Using L'Hopital's rule? Or not? The former would be much simpler.\[\lim_{t\to0}\frac{t^3}{\tan^3{2t}}\]

Answer 2

Actually, either way is pretty simple. L'Hopital's is just less to type.

Answer 3

I do not know what L'Hopital's rule is. I only know the following:
\[\lim_{\theta \rightarrow 0} (\sin \theta)/\theta = 1\]

Answer 4

\[and \lim_{\theta \rightarrow 0} (\cos (\theta) -1)/\theta =1\]

Answer 5

I might have solved it.. Not sure.. My book doesn't give an answer

Answer 6

Basically, it's 8...

Answer 7

I got to go.. I will leave this up in case anyone wants to confirm my answer

Answer 8

Sorry, I was a bit busy.
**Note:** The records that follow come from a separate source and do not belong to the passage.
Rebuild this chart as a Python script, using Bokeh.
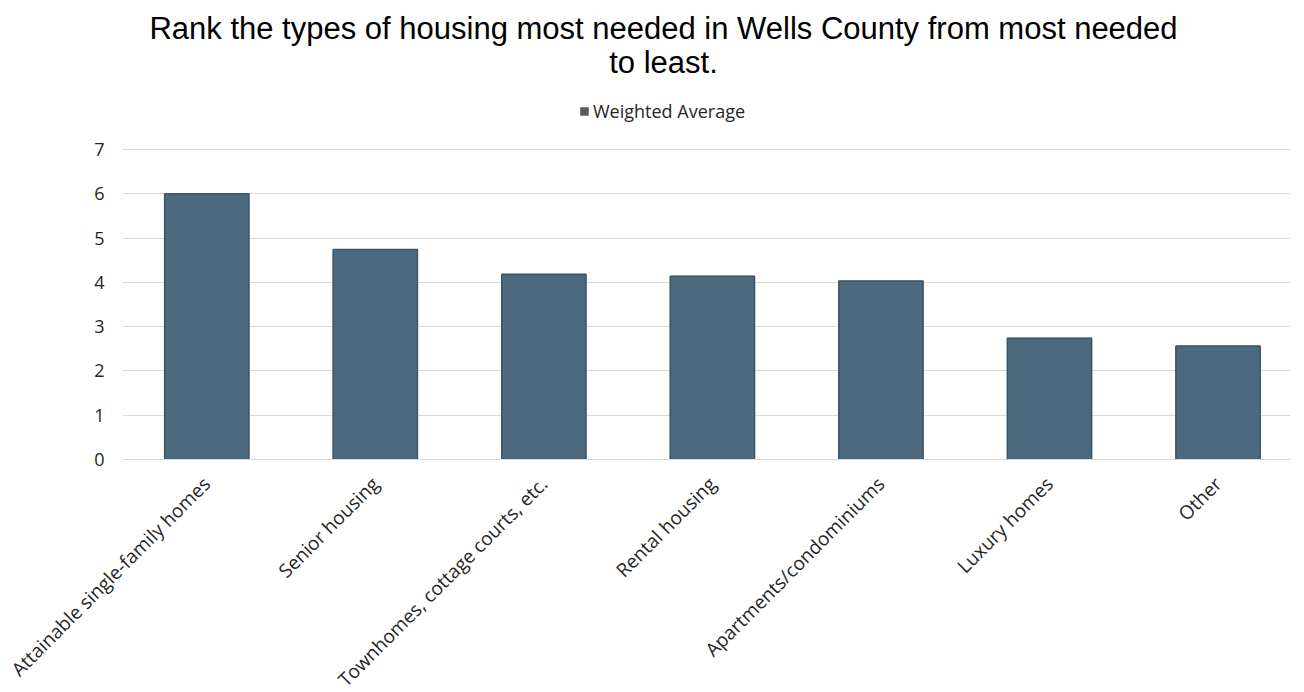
import math
from bokeh.plotting import figure
from bokeh.models import (ColumnDataSource, Range1d, FixedTicker, Label, Legend, LegendItem)
from bokeh.embed import file_html
from bokeh.resources import INLINE

categories = ["Attainable single-family homes", "Senior housing", "Townhomes, cottage courts, etc.",
              "Rental housing", "Apartments/condominiums", "Luxury homes", "Other"]
weighted_average = [6.0, 4.74, 4.18, 4.14, 4.03, 2.74, 2.56]
y_ticks = [0, 1, 2, 3, 4, 5, 6, 7]

title_line1 = "Rank the types of housing most needed in Wells County from most needed"
title_line2 = "to least."
series_name = "Weighted Average"

BAR = "#4b6a7f"
LABEL_FONT = "Open Sans"

FRAME_H = 459
PX_PER_UNIT = 44.29

xs = list(range(len(categories)))
src = ColumnDataSource(dict(x=xs, top=weighted_average, cat=categories))

p = figure(frame_width=1168, frame_height=FRAME_H, output_backend="svg", toolbar_location=None,
           x_range=Range1d(-0.5, len(categories) - 0.57), y_range=Range1d(0, FRAME_H / PX_PER_UNIT),
           min_border_left=122, min_border_right=14, min_border_top=0, min_border_bottom=233)
p.outline_line_color = None
p.background_fill_color = "white"
p.border_fill_color = "white"

# legend swatch proxy: drawn first, completely covered by the real bars
proxy = p.vbar(x="x", top="top", width=0.5, source=src,
               fill_color="#5a5a5a", line_color="#5a5a5a", line_width=0.5)

bars = p.vbar(x="x", top="top", width=0.5, source=src, fill_color=BAR,
              line_color="#3e5566", line_width=1.5)

p.xaxis.ticker = FixedTicker(ticks=xs)
p.xaxis.major_label_overrides = {i: c for i, c in enumerate(categories)}
p.xaxis.major_label_orientation = math.pi / 4
p.xaxis.major_tick_line_color = None
p.xaxis.minor_tick_line_color = None
p.xaxis.axis_line_color = "#d9d9d9"
p.xaxis.axis_line_width = 1
p.xaxis.major_label_text_font = LABEL_FONT
p.xaxis.major_label_text_font_size = "19px"
p.xaxis.major_label_text_color = "#262626"
p.xaxis.major_label_standoff = 15
p.xgrid.grid_line_color = None

p.yaxis.ticker = FixedTicker(ticks=y_ticks)
p.yaxis.axis_line_color = None
p.yaxis.major_tick_line_color = None
p.yaxis.minor_tick_line_color = None
p.yaxis.major_label_text_font = LABEL_FONT
p.yaxis.major_label_text_font_size = "18px"
p.yaxis.major_label_text_color = "#262626"
p.yaxis.major_label_standoff = 12
p.ygrid.grid_line_color = "#d9d9d9"
p.ygrid.grid_line_width = 1

legend = Legend(items=[LegendItem(label=series_name, renderers=[proxy])],
                orientation="horizontal", location=(457, 336),
                border_line_color=None, background_fill_alpha=0,
                label_text_font=LABEL_FONT, label_text_font_size="18px",
                label_text_color="#262626", glyph_width=10, glyph_height=10,
                label_standoff=4, padding=2, margin=0)
p.add_layout(legend, "center")

for txt, ytop in [(title_line1, 28), (title_line2, 62)]:
    p.add_layout(Label(x=541, y=FRAME_H - ytop, x_units="screen", y_units="screen",
                       text=txt, text_align="center", text_baseline="middle",
                       text_font="Liberation Sans", text_font_size="31px",
                       text_color="#000000"))

open("out.html", "w").write(file_html(p, INLINE))
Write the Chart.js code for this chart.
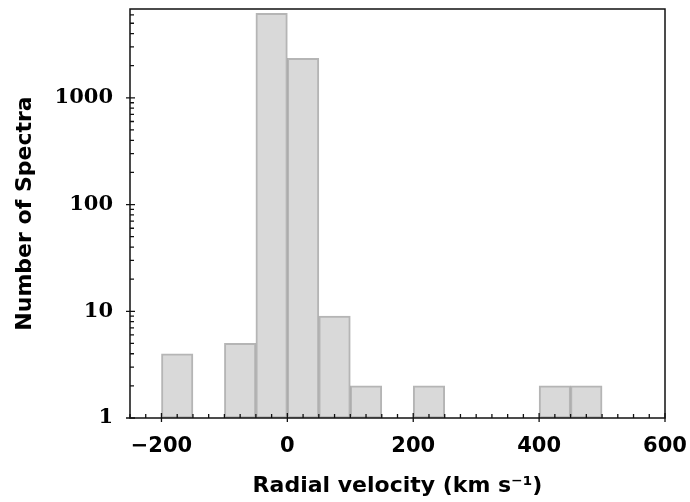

And yeah, you have to use the known limit of \(\frac{\sin\theta}{\theta}\) as \(\theta\) approaches 0.

Answer 9

\[\large\lim_{t\to0}\frac{t^3}{\tan^3{2t}}=\lim_{t\to0}\frac{t^3}{\frac{\sin^3{2t}}{\cos^3{2t}}}=\left[\lim_{t\to0}\frac{t\cos{2t}}{\sin{2t}}\right]^3\\\large=\left[\frac{1}{2}\lim_{t\to0}\frac{2t}{\sin{2t}}\cdot\lim_{t\to0}\cos{2t}\right]^3\]

Answer 10

Each inner limit is equal to 1, so you're left with \(\left(\frac{1}{2}\right)^3\not=8.\) But you were close!